CHALLENGE |
Transcribe each line of the material as it is, and drop any picture.

==== DATASET CONTENT ====

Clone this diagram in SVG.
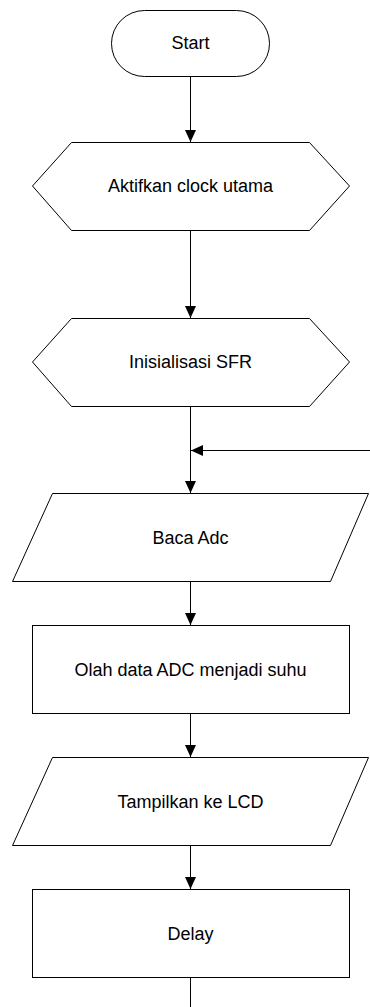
<svg xmlns="http://www.w3.org/2000/svg" width="370" height="1007" viewBox="0 0 370 1007">
<style>
.s{fill:#fff;stroke:#000;stroke-width:1}
.t{font-family:"Liberation Sans",Arial,sans-serif;font-size:18px;fill:#000;text-anchor:middle;dominant-baseline:central}
.c{fill:none;stroke:#000;stroke-width:1}
</style>
<defs>
<marker id="ah" markerWidth="12" markerHeight="12" refX="12" refY="6" orient="auto" markerUnits="userSpaceOnUse">
<path d="M0,0.5 L12,6 L0,11.5 Z" fill="#000"/>
</marker>
</defs>
<g id="connectors">
<line class="c" x1="190.5" y1="76" x2="190.5" y2="142" marker-end="url(#ah)"/>
<line class="c" x1="190.5" y1="230" x2="190.5" y2="318" marker-end="url(#ah)"/>
<line class="c" x1="190.5" y1="406" x2="190.5" y2="493" marker-end="url(#ah)"/>
<line class="c" x1="370" y1="450.5" x2="191" y2="450.5" marker-end="url(#ah)"/>
<line class="c" x1="190.5" y1="581" x2="190.5" y2="625" marker-end="url(#ah)"/>
<line class="c" x1="190.5" y1="713" x2="190.5" y2="757" marker-end="url(#ah)"/>
<line class="c" x1="190.5" y1="845" x2="190.5" y2="889" marker-end="url(#ah)"/>
<line class="c" x1="190.5" y1="977" x2="190.5" y2="1007"/>
</g>
<g id="start">
<rect class="s" x="111.5" y="10.5" width="158" height="66" rx="33" ry="33"/>
<text class="t" x="190.5" y="43">Start</text>
</g>
<g id="clock">
<polygon class="s" points="32.5,186 71.5,142.5 309.5,142.5 349.5,186 309.5,230.5 71.5,230.5"/>
<text class="t" x="190.5" y="186">Aktifkan clock utama</text>
</g>
<g id="sfr">
<polygon class="s" points="32.5,362 71.5,318.5 309.5,318.5 349.5,362 309.5,406.5 71.5,406.5"/>
<text class="t" x="190.5" y="362">Inisialisasi SFR</text>
</g>
<g id="adc">
<polygon class="s" points="52.5,493.5 368.5,493.5 330.5,581.5 12.5,581.5"/>
<text class="t" x="190.5" y="538">Baca Adc</text>
</g>
<g id="olah">
<rect class="s" x="32.5" y="625.5" width="317" height="88"/>
<text class="t" x="190.5" y="670">Olah data ADC menjadi suhu</text>
</g>
<g id="lcd">
<polygon class="s" points="52.5,757.5 368.5,757.5 330.5,845.5 12.5,845.5"/>
<text class="t" x="190.5" y="802">Tampilkan ke LCD</text>
</g>
<g id="delay">
<rect class="s" x="32.5" y="889.5" width="317" height="88"/>
<text class="t" x="190.5" y="934">Delay</text>
</g>
</svg>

====

SOLUTION FOR THIS TASK |
Clone this diagram in SVG.
<svg xmlns="http://www.w3.org/2000/svg" width="370" height="1007" viewBox="0 0 370 1007">
<style>
.s{fill:#fff;stroke:#000;stroke-width:1}
.t{font-family:"Liberation Sans",Arial,sans-serif;font-size:18px;fill:#000;text-anchor:middle;dominant-baseline:central}
.c{fill:none;stroke:#000;stroke-width:1}
</style>
<defs>
<marker id="ah" markerWidth="12" markerHeight="12" refX="12" refY="6" orient="auto" markerUnits="userSpaceOnUse">
<path d="M0,0.5 L12,6 L0,11.5 Z" fill="#000"/>
</marker>
</defs>
<g id="connectors">
<line class="c" x1="190.5" y1="76" x2="190.5" y2="142" marker-end="url(#ah)"/>
<line class="c" x1="190.5" y1="230" x2="190.5" y2="318" marker-end="url(#ah)"/>
<line class="c" x1="190.5" y1="406" x2="190.5" y2="493" marker-end="url(#ah)"/>
<line class="c" x1="370" y1="450.5" x2="191" y2="450.5" marker-end="url(#ah)"/>
<line class="c" x1="190.5" y1="581" x2="190.5" y2="625" marker-end="url(#ah)"/>
<line class="c" x1="190.5" y1="713" x2="190.5" y2="757" marker-end="url(#ah)"/>
<line class="c" x1="190.5" y1="845" x2="190.5" y2="889" marker-end="url(#ah)"/>
<line class="c" x1="190.5" y1="977" x2="190.5" y2="1007"/>
</g>
<g id="start">
<rect class="s" x="111.5" y="10.5" width="158" height="66" rx="33" ry="33"/>
<text class="t" x="190.5" y="43">Start</text>
</g>
<g id="clock">
<polygon class="s" points="32.5,186 71.5,142.5 309.5,142.5 349.5,186 309.5,230.5 71.5,230.5"/>
<text class="t" x="190.5" y="186">Aktifkan clock utama</text>
</g>
<g id="sfr">
<polygon class="s" points="32.5,362 71.5,318.5 309.5,318.5 349.5,362 309.5,406.5 71.5,406.5"/>
<text class="t" x="190.5" y="362">Inisialisasi SFR</text>
</g>
<g id="adc">
<polygon class="s" points="52.5,493.5 368.5,493.5 330.5,581.5 12.5,581.5"/>
<text class="t" x="190.5" y="538">Baca Adc</text>
</g>
<g id="olah">
<rect class="s" x="32.5" y="625.5" width="317" height="88"/>
<text class="t" x="190.5" y="670">Olah data ADC menjadi suhu</text>
</g>
<g id="lcd">
<polygon class="s" points="52.5,757.5 368.5,757.5 330.5,845.5 12.5,845.5"/>
<text class="t" x="190.5" y="802">Tampilkan ke LCD</text>
</g>
<g id="delay">
<rect class="s" x="32.5" y="889.5" width="317" height="88"/>
<text class="t" x="190.5" y="934">Delay</text>
</g>
</svg>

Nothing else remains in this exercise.